Internacionais | Guerra da Bósnia

Quarta-feira, 12 de Novembro de 2025

Safári Humano

Segundo jornal 'La Repubblica', cidadãos italianos pagavam o equivalente a até R$ 610 mil a militares sérvio-bósnios para passar um fim de semana nas colinas ao redor da cidade atirando em alvos durante cerco à capital da Bósnia e Herzegovina, entre 1992 e 1996.

O Ministério Público da cidade de Milão, na Itália, abriu uma investigação para apurar a atuação de cidadãos italianos em "safáris humanos" durante o cerco à cidade de Sarajevo, um dos episódios mais sangrentos da Guerra da Bósnia, nos anos 1990.

Segundo a denúncia, os "turistas de guerra" chegavam a pagar uma quantia que equivaleria a entre 80 mil e 100 mil euros em valores atuais (entre R$ 490 mil e R$ 610 mil) às milícias sérvio-bósnias e a intermediários para serem armados com fuzis e posicionados nas colinas ao redor da cidade.

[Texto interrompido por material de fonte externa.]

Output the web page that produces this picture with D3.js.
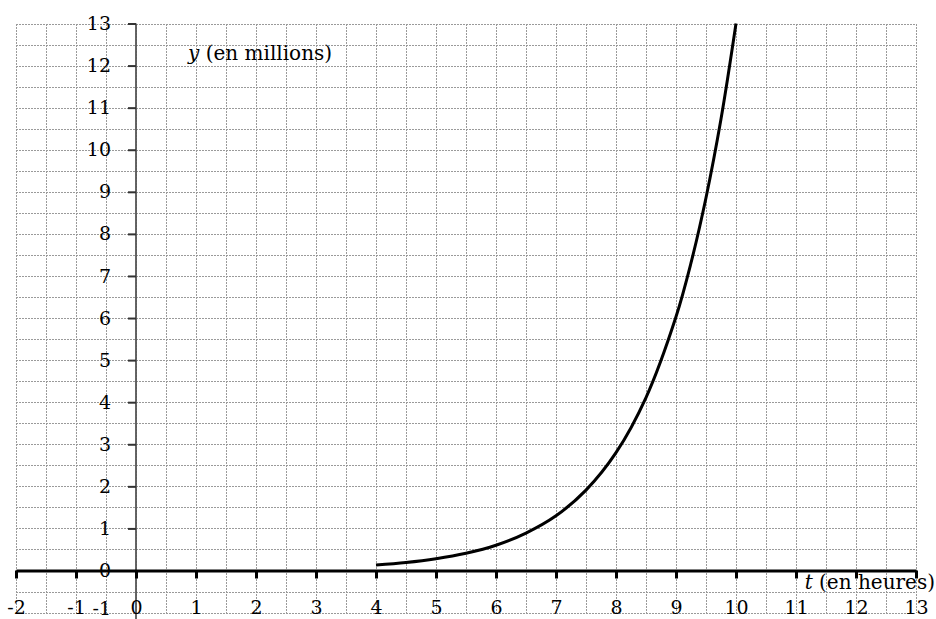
<!DOCTYPE html>
<html>
<head>
<meta charset="utf-8">
<script src="https://cdn.jsdelivr.net/npm/d3@7"></script>
<style>
  html, body { margin: 0; padding: 0; background: #fff; }
  svg { display: block; }
</style>
</head>
<body>
<svg id="chart" width="936" height="619"></svg>
<script>
// ---- data ----
const tValues = [4, 4.5, 5, 5.5, 6, 6.5, 7, 7.5, 8, 8.5, 9, 9.25, 9.5, 9.75, 10];
const yValues = [0.13, 0.19, 0.28, 0.41, 0.60, 0.89, 1.30, 1.91, 2.80, 4.11, 6.03, 7.31, 8.86, 10.73, 13.0];
const xTickValues = [-2, -1, 0, 1, 2, 3, 4, 5, 6, 7, 8, 9, 10, 11, 12, 13];
const xTickLabels = ["-2", "-1", "0", "1", "2", "3", "4", "5", "6", "7", "8", "9", "10", "11", "12", "13"];
const yTickValues = [-1, 0, 1, 2, 3, 4, 5, 6, 7, 8, 9, 10, 11, 12, 13];
const yTickLabels = ["-1", "0", "1", "2", "3", "4", "5", "6", "7", "8", "9", "10", "11", "12", "13"];
const xGridValues = d3.range(-2, 13.001, 0.5);
const yGridValues = d3.range(-1, 13.001, 0.5);
const xAxisTitle = "(en heures)";
const xAxisVar = "t";
const yAxisTitle = "(en millions)";
const yAxisVar = "y";

const FONT = "DejaVu Serif";

// ---- scales ----
const x = d3.scaleLinear().domain([-2, 13]).range([16, 916]);
const y = d3.scaleLinear().domain([0, 13]).range([570.5, 23.5]);

const svg = d3.select("#chart");

// grid
const grid = svg.append("g").attr("stroke", "#9a9a9a").attr("stroke-width", 1)
  .attr("stroke-dasharray", "2,1").attr("shape-rendering", "crispEdges");
grid.selectAll("line.v").data(xGridValues).join("line").attr("class", "v")
  .attr("x1", d => Math.round(x(d)) + 0.5).attr("x2", d => Math.round(x(d)) + 0.5)
  .attr("y1", y(13)).attr("y2", y(-1));
grid.selectAll("line.h").data(yGridValues).join("line").attr("class", "h")
  .attr("y1", d => Math.round(y(d)) + 0.5).attr("y2", d => Math.round(y(d)) + 0.5)
  .attr("x1", x(-2)).attr("x2", x(13));

// y axis line (vertical, extends to the bottom)
svg.append("line")
  .attr("x1", x(0)).attr("x2", x(0))
  .attr("y1", y(13)).attr("y2", 619)
  .attr("stroke", "#555").attr("stroke-width", 1.8);

// y axis ticks and labels
const yAxis = d3.axisLeft(y)
  .tickValues(yTickValues)
  .tickFormat((d, i) => yTickLabels[i])
  .tickSize(8).tickSizeOuter(0).tickPadding(17);
const gy = svg.append("g").attr("transform", `translate(${x(0)},0)`).call(yAxis)
  .attr("font-family", FONT).attr("font-size", 19);
gy.select(".domain").remove();
gy.selectAll(".tick line").attr("stroke", "#333").attr("stroke-width", 2)
  .filter(d => d <= 0).remove();
gy.selectAll(".tick text").attr("fill", "#000")
  .filter(d => d === -1).attr("dy", "0.1em");

// x axis
const xAxis = d3.axisBottom(x)
  .tickValues(xTickValues)
  .tickFormat((d, i) => xTickLabels[i])
  .tickSize(8).tickSizeOuter(0).tickPadding(22);
const gx = svg.append("g").attr("transform", `translate(0,${y(0)})`).call(xAxis)
  .attr("font-family", FONT).attr("font-size", 19);
gx.select(".domain").attr("stroke", "#000").attr("stroke-width", 3);
gx.selectAll(".tick line").attr("stroke", "#000").attr("stroke-width", 3);
gx.selectAll(".tick text").attr("fill", "#000");

// curve
const line = d3.line()
  .x((d, i) => x(tValues[i]))
  .y(d => y(d))
  .curve(d3.curveCatmullRom.alpha(0.5));
svg.append("path")
  .datum(yValues)
  .attr("d", line)
  .attr("fill", "none")
  .attr("stroke", "#000")
  .attr("stroke-width", 3);

// axis titles
const tx = svg.append("text").attr("x", 935).attr("y", 589).attr("text-anchor", "end")
  .attr("font-family", FONT).attr("font-size", 20).attr("fill", "#000");
tx.append("tspan").attr("font-style", "italic").text(xAxisVar);
tx.append("tspan").text(" " + xAxisTitle);

const ty = svg.append("text").attr("x", 188).attr("y", 60)
  .attr("font-family", FONT).attr("font-size", 20).attr("fill", "#000");
ty.append("tspan").attr("font-style", "italic").text(yAxisVar);
ty.append("tspan").text(" " + yAxisTitle);
</script>
</body>
</html>
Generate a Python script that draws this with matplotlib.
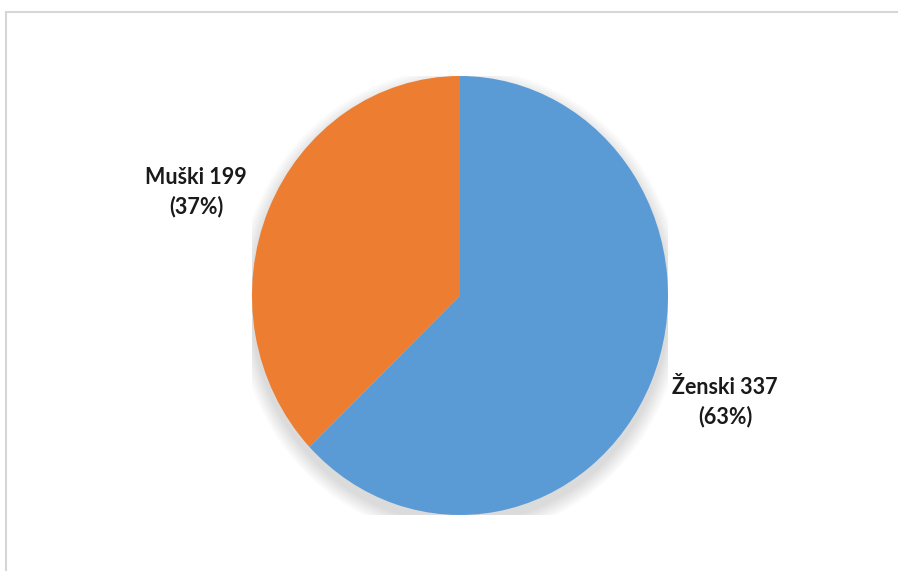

Ainda de acordo com a denúncia, eles eram autorizados a atirar em alvos da capital bósnia, incluindo crianças e outros civis. O esquema, que incluía saídas de "excursões" às sextas-feiras da cidade italiana de Trieste, a 600 km de Sarajevo, teria existido entre 1993 e 1995.

Segundo uma reportagem publicada pelo jornal italiano "La Repubblica", o Ministério Público de Milão irá começar a convocar testemunhas para interrogatório.

A reportagem diz que a polícia conta com uma lista de colaboradores, incluindo um ex-oficial da inteligência bósnia que interrogou prisioneiros de guerra sérvios durante o conflito.

O caso foi aberto após uma investigação do repórter e escritor italiano Ezio Gavazzeni, que concedeu uma entrevista ao "La Repubblica" contando que havia ouvido relatos do safári humano ainda nos anos 1990. Ele voltou a se debruçar sobre o assunto após o lançamento de um documentário esloveno sobre o tema, "Sarajevo Safari", em 2023.

Os eventuais suspeitos podem ser indiciados por homicídio doloso agravado por crueldade e motivo torpe. Boa parte dos mortos eram civis que, num ato de desespero, se arriscavam saindo de suas casas para buscar alimentos, remédios e outros mantimentos enquanto os acessos da cidade estavam bloqueados.

Estima-se que cerca de 13 mil militares foram posicionados ao redor de Sarajevo. Franco-atiradores eram conhecidos por atirar indiscriminadamente em alvos civis, incluindo mulheres e crianças. Cálculos da Unicef indicam que 65 mil das 80 mil crianças da cidade, ou 40% da população infantil, foi alvejada diretamente por snipers.

Segundo números oficiais, 5.434 civis foram mortos em Sarajevo durante o cerco, sento 3.855 bosníacos, 1.097 sérvios e 482 sérvio-croatas. Dos mortos, cerca de 1.500 eram crianças. Outras 15 mil ficaram feridas nos combates.

O conflito, um dos mais sangrentos da Europa após a Segunda Guerra Mundial, ficou marcado pela limpeza étnica, por crimes de guerra e contra a humanidade, como estupros em massa de mulheres, e por episódios classificados como genocídio, como o massacre de Srebrenica.

A ONU interveio no conflito, enviando capacetes azuis e realizando uma ponte aérea para a entrega de suprimentos em Sarajevo.

A guerra terminou com os acordos de Dayton, assinados em novembro de 1995. Atos de hostilidade continuaram ocorrendo até a estabilização total da situação e a saída definitiva das tropas sérvio-bósnias de suas posições, em fevereiro do ano seguinte.